We also note the presence of inositol in the food. Inositol is a component of the B vitamin complex. It can be found in plant and animal tissue and it is necessary for the growth of yeasts and other fungi. It’s especially important as a part of a phospholipid found in the brain.

The food also contains the compound L-carnitine. L-carnitine comes from the amino acids lysine and methionine. It helps the body turn fat into energy, among other things. L-Lysine is an essential amino acid. It’s a necessary building block for all protein in the body. L-Lysine plays a major role in calcium absorption; building muscle protein; recovering from surgery or sports injuries; and the body’s production of hormones, enzymes, and antibodies.

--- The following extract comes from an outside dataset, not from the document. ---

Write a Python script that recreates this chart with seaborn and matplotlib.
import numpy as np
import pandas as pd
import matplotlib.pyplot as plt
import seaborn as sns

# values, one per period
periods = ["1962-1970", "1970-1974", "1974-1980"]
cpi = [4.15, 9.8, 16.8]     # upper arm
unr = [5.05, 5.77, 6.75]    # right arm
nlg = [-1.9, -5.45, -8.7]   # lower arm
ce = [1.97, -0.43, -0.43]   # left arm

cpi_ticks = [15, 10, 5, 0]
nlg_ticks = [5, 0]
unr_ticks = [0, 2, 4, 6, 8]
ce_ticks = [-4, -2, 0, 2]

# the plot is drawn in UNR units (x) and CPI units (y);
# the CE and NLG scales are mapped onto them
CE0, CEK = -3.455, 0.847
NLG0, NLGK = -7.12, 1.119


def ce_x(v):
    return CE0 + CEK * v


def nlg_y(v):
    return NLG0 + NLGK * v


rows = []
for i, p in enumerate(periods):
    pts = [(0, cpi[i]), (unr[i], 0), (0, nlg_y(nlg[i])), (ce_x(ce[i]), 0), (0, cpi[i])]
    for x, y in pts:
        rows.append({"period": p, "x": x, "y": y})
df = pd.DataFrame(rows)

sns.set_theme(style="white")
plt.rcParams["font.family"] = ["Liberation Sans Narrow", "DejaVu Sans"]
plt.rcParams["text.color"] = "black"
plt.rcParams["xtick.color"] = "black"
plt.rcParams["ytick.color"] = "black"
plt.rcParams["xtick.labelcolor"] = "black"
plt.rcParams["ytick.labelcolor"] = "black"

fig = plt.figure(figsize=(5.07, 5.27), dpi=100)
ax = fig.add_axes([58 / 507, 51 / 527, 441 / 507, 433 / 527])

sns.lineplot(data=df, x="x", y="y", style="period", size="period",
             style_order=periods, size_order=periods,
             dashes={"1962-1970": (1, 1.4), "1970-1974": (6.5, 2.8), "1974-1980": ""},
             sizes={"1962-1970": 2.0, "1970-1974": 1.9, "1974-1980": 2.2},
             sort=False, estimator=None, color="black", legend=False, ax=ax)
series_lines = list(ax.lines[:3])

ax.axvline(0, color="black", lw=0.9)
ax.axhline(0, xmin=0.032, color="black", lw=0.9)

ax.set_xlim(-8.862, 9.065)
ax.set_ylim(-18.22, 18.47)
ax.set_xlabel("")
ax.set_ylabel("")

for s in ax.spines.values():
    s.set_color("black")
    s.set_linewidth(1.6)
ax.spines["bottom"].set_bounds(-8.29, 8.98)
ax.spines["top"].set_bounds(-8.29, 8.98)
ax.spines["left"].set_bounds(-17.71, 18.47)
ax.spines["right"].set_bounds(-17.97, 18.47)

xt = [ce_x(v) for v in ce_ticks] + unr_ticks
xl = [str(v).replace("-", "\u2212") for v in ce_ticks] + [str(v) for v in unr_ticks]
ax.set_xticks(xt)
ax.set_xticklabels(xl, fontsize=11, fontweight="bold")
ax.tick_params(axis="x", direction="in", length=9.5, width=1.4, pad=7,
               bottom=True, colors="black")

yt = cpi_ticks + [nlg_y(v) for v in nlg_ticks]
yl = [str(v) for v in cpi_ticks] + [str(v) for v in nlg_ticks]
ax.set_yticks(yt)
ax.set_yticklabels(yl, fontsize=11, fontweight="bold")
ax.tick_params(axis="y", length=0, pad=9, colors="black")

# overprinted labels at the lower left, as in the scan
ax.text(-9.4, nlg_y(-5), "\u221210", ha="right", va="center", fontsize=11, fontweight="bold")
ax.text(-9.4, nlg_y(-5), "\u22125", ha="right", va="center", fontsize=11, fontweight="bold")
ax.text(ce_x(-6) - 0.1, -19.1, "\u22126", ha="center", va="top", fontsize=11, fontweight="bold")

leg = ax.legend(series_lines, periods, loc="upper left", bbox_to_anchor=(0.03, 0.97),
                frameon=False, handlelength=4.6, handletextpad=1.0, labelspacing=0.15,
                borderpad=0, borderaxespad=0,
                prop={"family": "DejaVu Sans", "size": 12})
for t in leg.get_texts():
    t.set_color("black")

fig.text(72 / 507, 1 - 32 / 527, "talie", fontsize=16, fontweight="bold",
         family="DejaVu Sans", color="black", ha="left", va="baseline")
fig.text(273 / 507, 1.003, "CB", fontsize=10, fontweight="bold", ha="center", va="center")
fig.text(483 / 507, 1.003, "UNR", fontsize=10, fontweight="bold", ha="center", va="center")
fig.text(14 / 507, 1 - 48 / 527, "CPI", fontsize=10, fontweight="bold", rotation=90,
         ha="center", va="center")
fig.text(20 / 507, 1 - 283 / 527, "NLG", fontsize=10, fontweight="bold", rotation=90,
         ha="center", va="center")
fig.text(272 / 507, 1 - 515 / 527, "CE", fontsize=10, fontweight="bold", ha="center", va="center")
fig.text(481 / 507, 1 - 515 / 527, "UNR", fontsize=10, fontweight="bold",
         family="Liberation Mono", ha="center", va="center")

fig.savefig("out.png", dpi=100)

Rosemary extract is an antioxidant that acts as a natural preservative. It’s a common ingredient in many dog foods but if your dog is prone to seizures you will probably want to look for foods that do not contain rosemary since this ingredient has been linked to them. The food also contains citric acid which is used as an antioxidant and natural preservative.

The food also has caramel which can refer to coloring or flavor. In either case, it’s not something that your dog needs. Finally, the food contains the essential fatty acid Methionine. Methionine is related to aging and there are ongoing studies about how it affects people and animals. However, it usually seems to be added to dog food because it can keep dog urine from leaving burned patches in the grass.

Guaranteed Analysis

Crude Protein, minimum ….. 22.00 %
Crude Fat, minimum ….. 12.00 %
Crude Fiber, maximum ….. 5.00 %
Moisture, maximum ….. 10.00 %
Ash, maximum ….. 8.60 %
L-Carnitine, minimum ….. 40 mg/kg*
Omega-6 Fatty Acids, minimum ….. 1.56 %*
Omega-3 Fatty Acids, minimum ….. 0.17 %*

*Not recognized as an essential nutrient by the AAFCO Dog Food Nutrient Profiles.

Calories Content

319.99 calories per 8 oz cup

Nutritional Adequacy Statement

Iams® ProActive Health™ Adult Lamb Meal & Rice Formula is formulated to meet the nutritional levels established by the AAFCO Dog Food Nutrient Profiles for Maintenance.

Dry Matter Basis

On a dry matter basis, this food contains 24.4 percent protein and 13.3 percent fat. These are average percentages for most kibbles. Fiber makes up 5.6 percent of the food which is a little above average. The food contains about 48 percent carbohydrates which is more than many kibbles. It’s a lot of carbs.

Summary

This food does contain some nice meat protein from lamb meal but, overall, the protein percentage is only average. Some of the carbohydrates in the food are a little troubling such as the brewers rice as the second ingredient and the corn grits. We do note the addition of many nutritious ingredients in the food, however. Overall, this appears to be a nutritious food but it’s not the best food for your dog, even if your dog has a sensitive stomach or skin.

Iams ProActive Health Adult Lamb Meal & Rice Dog Food has received our 3 paw rating.